The average Iowan would be shocked to learn that the commission of a firearm possession crime in Iowa would expose them to the risk of being sent to federal prison for a time period 25 percent longer than that of a citizen of a neighboring state. This Note argues that the Eighth Circuit’s ruling in United States v. Walker was an erroneous interpretation of the U.S. Sentencing Guidelines and that governmental action should be taken in one of three major arenas–judicial, administrative, or legislative–to remedy the resulting sentencing disparities. Ultimately, this would be one step towards returning fairness and justice to similarly situated defendants in the federal criminal system.

  • Skylar Petitt, Tyranny Prevention: A “Core” Purpose of the Second Amendment, 44 S. Ill. U. L.J. 455 (2020)

From the Abstract:

This Note argues that “tyranny prevention” is a core purpose of the Second Amendment which therefore necessitates protection for some quantum of military-style weaponry. It does so by examining the Second Amendment through the lens of the most commonly accepted modes of constitutional interpretation.
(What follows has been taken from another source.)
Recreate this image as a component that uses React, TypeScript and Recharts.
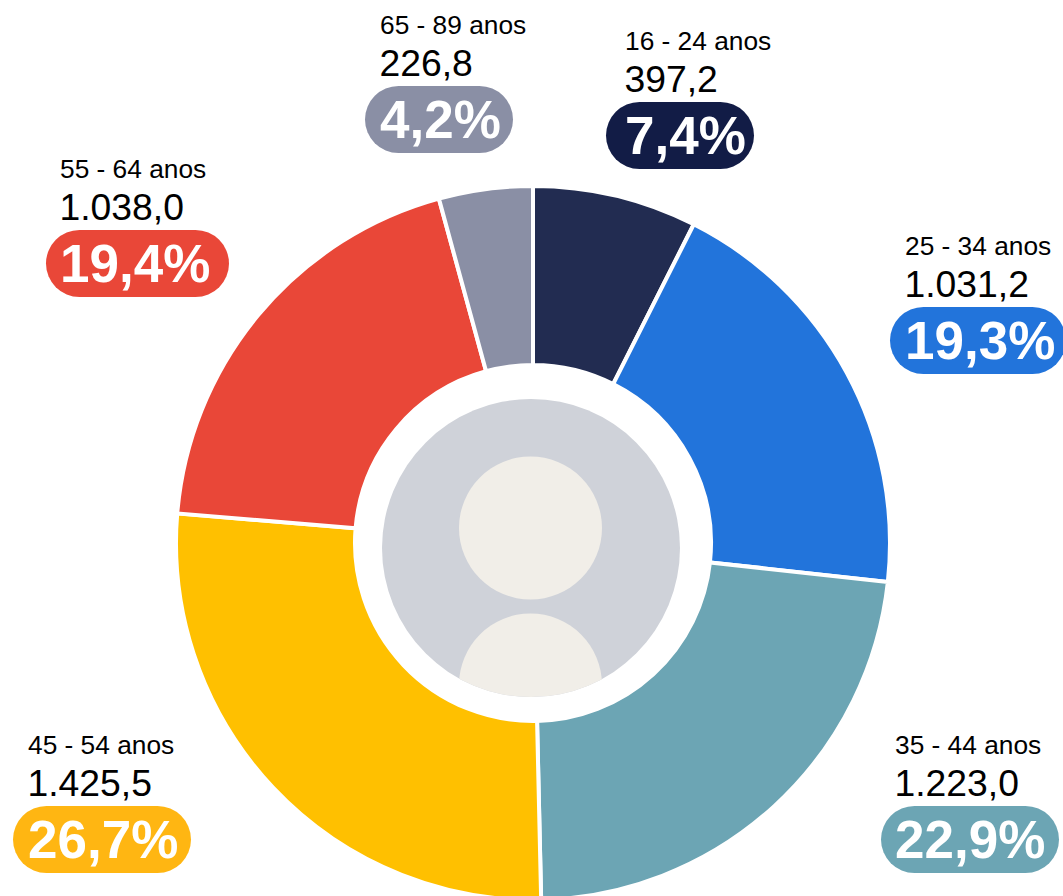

This analysis is especially relevant today as courts struggle to decide what kinds of weapons are protected by the Second Amendment–and why. Although courts are understandably reluctant to engage with the topic of tyranny prevention and military weaponry, courts will not be able to properly define the scope of the right without engaging in a serious examination of the right’s core purposes. This Note seeks to do just that.